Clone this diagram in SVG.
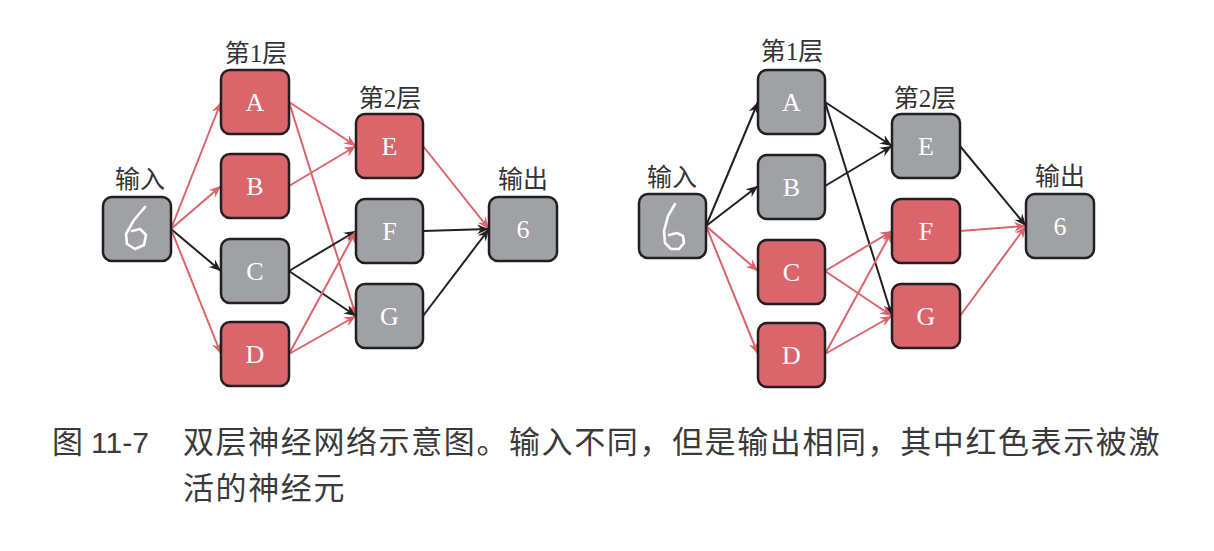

==

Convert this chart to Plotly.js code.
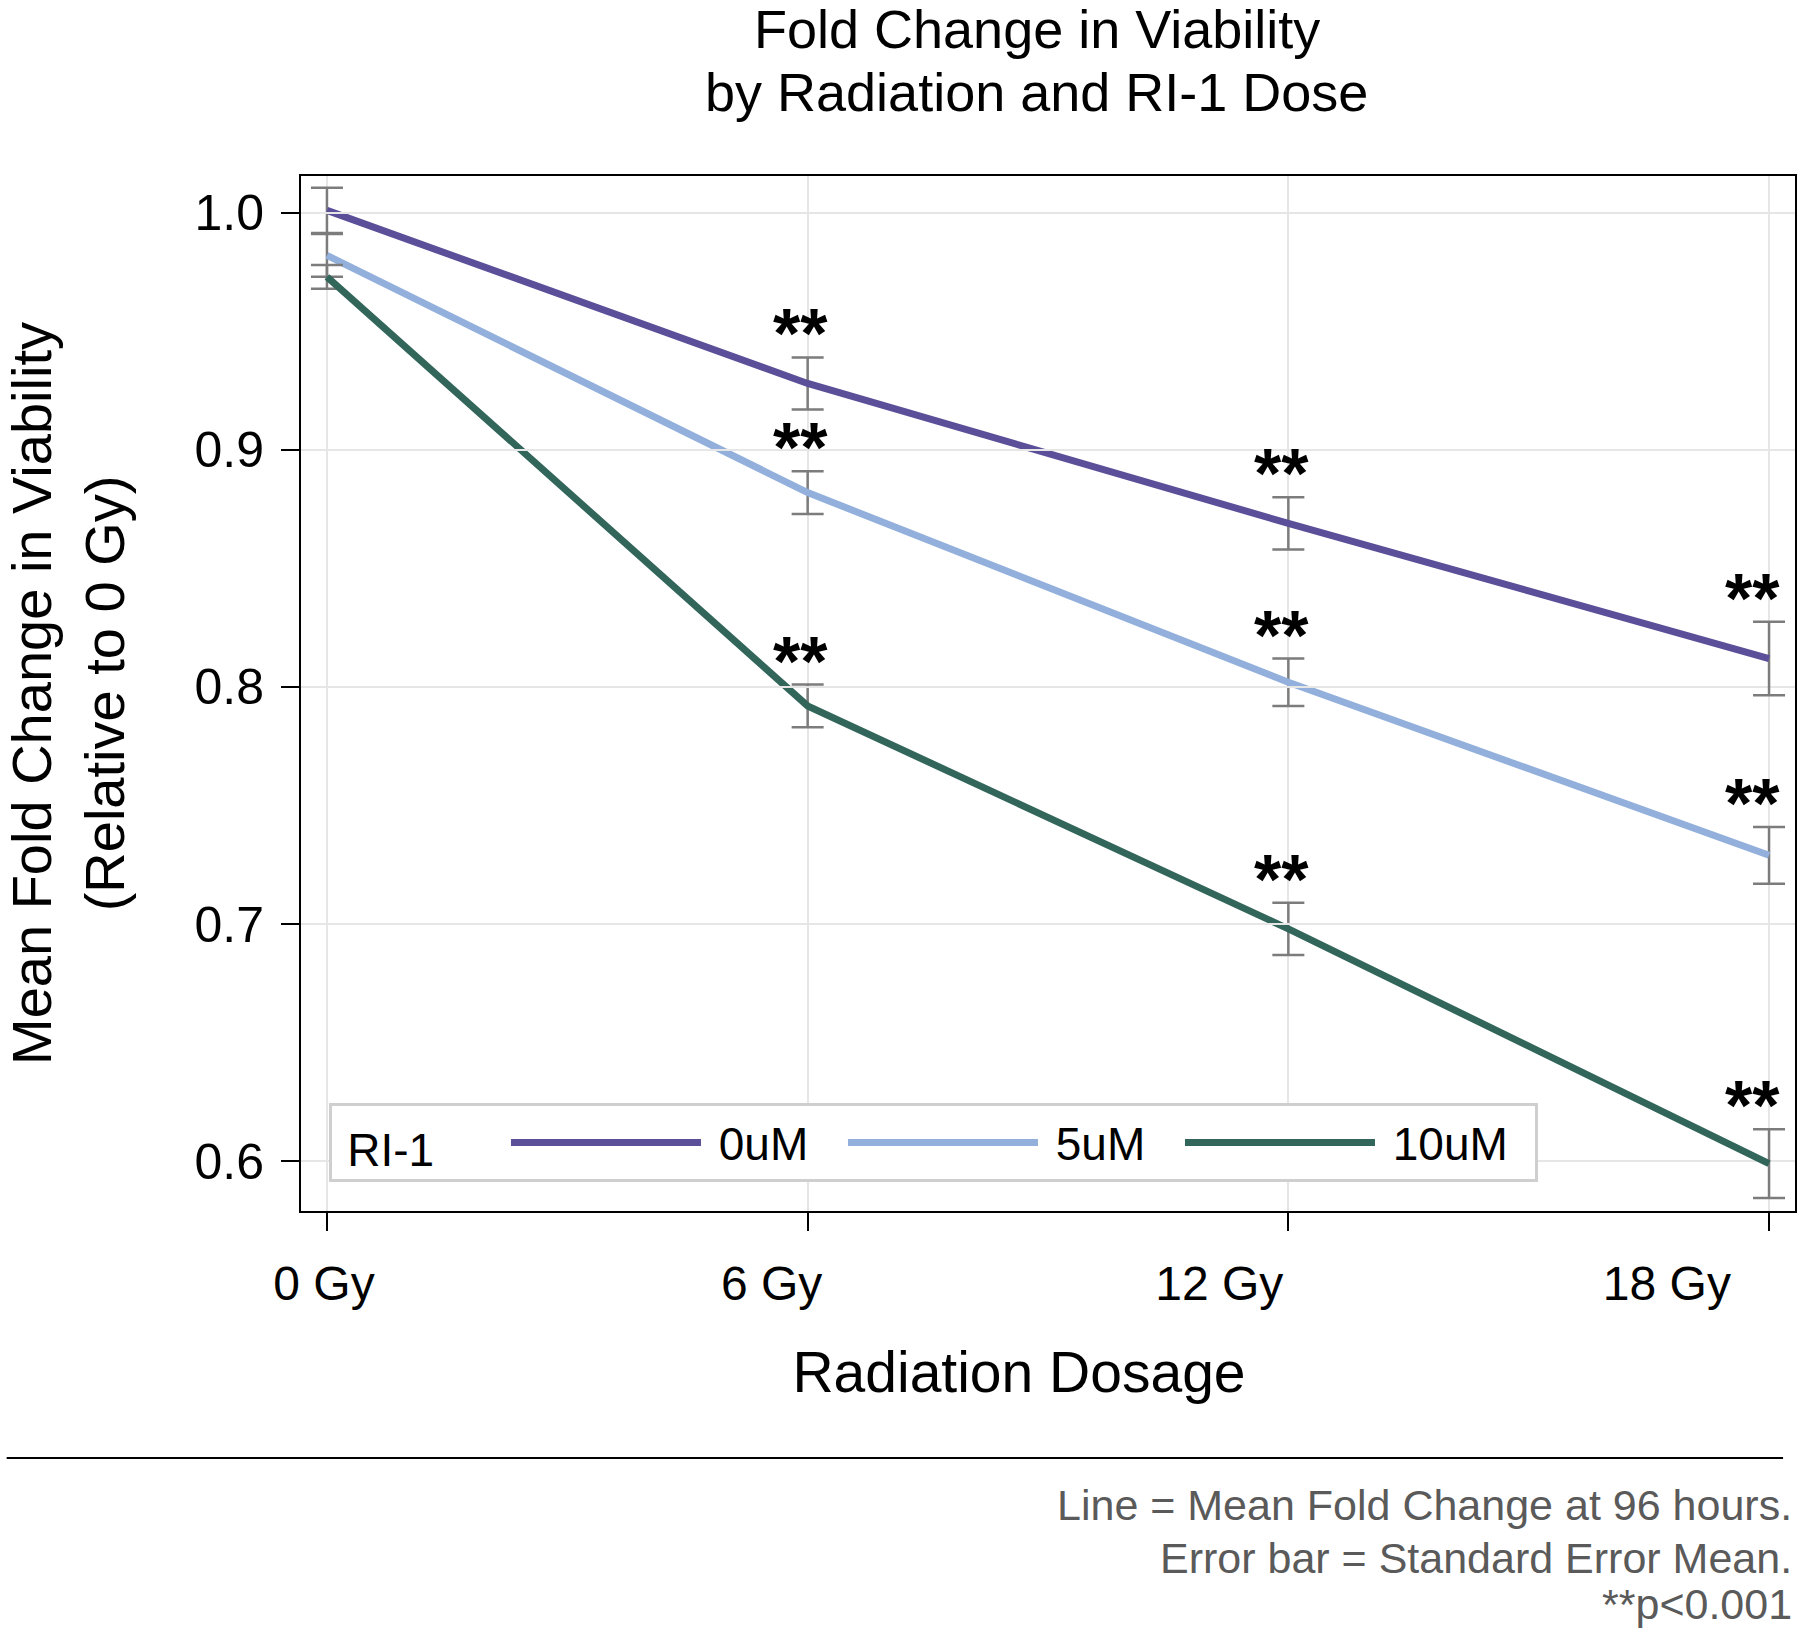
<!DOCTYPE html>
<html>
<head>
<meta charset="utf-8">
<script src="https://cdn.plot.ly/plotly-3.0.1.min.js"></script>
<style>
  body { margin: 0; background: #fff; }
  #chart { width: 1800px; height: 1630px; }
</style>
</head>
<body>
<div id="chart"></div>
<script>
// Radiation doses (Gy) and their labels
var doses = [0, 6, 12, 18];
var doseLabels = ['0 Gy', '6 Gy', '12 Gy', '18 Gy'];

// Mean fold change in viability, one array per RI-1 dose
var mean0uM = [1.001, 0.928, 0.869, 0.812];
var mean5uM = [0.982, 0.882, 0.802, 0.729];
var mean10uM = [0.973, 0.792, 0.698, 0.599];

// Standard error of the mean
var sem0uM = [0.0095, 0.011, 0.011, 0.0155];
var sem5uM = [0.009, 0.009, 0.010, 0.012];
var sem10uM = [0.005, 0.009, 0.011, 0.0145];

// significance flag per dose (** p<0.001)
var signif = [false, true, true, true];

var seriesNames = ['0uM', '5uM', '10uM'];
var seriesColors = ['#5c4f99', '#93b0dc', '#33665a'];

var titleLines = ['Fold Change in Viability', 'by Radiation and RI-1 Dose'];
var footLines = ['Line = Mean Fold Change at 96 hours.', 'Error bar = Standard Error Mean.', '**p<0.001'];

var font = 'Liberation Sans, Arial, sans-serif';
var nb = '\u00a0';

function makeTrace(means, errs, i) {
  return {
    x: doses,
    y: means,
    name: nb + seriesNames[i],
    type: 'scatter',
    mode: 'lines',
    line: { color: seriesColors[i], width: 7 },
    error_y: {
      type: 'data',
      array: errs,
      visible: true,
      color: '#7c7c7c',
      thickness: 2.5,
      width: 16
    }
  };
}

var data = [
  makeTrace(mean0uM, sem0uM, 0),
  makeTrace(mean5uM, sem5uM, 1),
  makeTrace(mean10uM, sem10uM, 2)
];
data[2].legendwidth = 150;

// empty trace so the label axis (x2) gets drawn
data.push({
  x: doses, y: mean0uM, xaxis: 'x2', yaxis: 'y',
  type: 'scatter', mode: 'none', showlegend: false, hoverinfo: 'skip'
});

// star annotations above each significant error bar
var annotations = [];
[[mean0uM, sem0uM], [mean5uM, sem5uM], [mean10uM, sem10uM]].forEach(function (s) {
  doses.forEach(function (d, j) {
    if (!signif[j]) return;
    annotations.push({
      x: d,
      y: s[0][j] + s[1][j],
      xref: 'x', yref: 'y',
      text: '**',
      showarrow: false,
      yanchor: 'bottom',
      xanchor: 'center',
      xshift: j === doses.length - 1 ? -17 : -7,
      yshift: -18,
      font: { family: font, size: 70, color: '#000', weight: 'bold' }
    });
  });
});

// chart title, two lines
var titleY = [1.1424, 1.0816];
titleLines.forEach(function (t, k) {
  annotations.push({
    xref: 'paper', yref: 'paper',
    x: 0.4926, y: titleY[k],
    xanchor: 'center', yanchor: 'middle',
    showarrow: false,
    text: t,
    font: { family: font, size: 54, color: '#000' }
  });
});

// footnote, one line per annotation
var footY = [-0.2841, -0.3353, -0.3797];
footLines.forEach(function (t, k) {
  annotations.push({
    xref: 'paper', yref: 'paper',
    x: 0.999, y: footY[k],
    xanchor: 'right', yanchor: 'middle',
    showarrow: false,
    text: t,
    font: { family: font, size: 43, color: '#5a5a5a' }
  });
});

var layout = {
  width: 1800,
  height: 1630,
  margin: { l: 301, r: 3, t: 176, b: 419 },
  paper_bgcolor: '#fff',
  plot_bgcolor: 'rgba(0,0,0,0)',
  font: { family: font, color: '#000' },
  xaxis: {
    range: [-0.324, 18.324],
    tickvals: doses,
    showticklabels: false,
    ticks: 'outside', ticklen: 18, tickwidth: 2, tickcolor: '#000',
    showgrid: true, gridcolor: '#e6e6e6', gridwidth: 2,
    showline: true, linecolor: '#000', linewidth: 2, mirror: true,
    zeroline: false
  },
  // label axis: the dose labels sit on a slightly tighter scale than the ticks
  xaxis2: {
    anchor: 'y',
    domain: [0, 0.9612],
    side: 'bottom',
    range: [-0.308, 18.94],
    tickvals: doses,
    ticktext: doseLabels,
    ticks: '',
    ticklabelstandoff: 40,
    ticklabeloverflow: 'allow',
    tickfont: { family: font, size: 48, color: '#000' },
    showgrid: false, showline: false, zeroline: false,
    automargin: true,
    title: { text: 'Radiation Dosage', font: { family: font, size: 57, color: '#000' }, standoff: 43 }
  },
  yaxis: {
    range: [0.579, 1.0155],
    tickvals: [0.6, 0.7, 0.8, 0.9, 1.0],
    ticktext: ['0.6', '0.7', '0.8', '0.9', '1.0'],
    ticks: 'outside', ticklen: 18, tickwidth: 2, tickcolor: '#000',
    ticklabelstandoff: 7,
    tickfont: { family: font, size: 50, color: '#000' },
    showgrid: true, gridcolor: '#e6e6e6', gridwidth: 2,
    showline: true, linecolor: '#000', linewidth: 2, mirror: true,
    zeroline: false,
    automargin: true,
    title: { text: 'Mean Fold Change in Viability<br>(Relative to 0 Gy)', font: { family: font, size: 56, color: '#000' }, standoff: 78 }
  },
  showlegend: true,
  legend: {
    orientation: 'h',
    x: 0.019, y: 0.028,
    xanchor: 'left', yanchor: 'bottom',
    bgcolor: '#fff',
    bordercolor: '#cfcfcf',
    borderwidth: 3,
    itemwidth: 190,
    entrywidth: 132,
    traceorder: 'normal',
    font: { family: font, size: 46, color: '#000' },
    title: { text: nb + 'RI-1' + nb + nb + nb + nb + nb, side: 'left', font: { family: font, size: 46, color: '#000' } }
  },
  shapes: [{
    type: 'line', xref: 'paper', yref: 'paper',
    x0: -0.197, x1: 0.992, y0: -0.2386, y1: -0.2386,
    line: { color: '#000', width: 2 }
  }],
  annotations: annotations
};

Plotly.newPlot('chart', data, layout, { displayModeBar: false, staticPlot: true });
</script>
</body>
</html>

---

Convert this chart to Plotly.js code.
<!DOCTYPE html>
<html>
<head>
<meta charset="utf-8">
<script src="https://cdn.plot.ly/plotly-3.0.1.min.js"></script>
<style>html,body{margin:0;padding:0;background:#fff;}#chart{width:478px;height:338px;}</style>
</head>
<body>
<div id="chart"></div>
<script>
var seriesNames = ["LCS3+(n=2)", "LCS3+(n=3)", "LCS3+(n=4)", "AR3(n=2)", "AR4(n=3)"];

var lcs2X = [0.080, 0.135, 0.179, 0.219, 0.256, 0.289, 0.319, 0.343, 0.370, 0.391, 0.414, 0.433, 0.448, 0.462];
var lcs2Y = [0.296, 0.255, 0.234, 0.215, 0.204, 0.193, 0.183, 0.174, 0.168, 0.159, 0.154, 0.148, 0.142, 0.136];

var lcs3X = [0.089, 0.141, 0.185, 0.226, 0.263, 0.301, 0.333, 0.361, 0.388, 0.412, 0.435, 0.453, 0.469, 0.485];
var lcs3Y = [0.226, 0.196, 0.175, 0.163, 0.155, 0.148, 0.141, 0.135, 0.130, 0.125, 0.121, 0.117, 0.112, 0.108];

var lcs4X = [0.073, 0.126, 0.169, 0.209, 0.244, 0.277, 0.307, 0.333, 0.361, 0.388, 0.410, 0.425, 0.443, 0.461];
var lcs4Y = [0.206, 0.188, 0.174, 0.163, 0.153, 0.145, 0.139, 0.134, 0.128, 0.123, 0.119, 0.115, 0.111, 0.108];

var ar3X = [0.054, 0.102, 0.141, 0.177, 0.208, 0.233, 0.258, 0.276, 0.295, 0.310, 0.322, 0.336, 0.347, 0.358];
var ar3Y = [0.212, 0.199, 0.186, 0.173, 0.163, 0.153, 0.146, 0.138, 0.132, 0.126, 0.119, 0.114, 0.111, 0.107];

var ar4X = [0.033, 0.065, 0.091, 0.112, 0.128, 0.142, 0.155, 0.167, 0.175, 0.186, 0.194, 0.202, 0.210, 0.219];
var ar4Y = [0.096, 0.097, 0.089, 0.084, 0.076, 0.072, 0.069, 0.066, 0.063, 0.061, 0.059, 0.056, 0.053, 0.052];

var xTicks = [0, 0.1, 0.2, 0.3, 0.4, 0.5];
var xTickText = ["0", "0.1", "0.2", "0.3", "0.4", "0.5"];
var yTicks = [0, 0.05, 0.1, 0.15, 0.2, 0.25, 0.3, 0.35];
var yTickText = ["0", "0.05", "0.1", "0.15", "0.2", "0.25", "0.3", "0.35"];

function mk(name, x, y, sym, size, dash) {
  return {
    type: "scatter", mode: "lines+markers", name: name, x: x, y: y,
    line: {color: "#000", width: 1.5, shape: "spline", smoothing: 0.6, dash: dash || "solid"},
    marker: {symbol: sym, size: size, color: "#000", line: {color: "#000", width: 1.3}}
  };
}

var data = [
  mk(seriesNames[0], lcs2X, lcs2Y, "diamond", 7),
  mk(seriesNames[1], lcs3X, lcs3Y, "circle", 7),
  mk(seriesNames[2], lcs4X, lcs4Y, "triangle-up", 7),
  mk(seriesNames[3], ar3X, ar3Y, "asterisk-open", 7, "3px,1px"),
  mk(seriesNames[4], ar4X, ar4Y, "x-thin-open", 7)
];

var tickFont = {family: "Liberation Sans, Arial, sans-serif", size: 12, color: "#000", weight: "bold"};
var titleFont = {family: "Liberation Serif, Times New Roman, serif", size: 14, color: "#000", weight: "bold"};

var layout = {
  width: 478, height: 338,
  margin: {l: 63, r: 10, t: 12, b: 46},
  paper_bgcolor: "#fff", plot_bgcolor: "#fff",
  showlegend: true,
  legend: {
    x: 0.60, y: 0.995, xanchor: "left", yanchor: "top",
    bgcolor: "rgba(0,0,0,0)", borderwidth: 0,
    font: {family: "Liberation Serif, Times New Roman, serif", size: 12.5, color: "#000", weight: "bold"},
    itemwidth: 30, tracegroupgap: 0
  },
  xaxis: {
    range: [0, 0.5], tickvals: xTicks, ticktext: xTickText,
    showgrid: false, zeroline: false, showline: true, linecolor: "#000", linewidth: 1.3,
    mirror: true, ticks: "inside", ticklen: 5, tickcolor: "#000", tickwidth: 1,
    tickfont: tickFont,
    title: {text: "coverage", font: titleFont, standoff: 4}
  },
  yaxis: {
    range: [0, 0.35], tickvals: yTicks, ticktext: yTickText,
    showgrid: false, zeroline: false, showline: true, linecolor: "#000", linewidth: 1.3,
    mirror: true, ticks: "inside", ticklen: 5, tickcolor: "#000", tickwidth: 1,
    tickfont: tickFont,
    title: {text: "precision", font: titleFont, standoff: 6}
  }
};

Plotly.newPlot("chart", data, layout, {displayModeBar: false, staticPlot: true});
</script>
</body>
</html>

DESCRIPTION OF THE TASK | Only the number is wanted: how many lines contain the string "chart"?

WRITTEN ANSWER | 9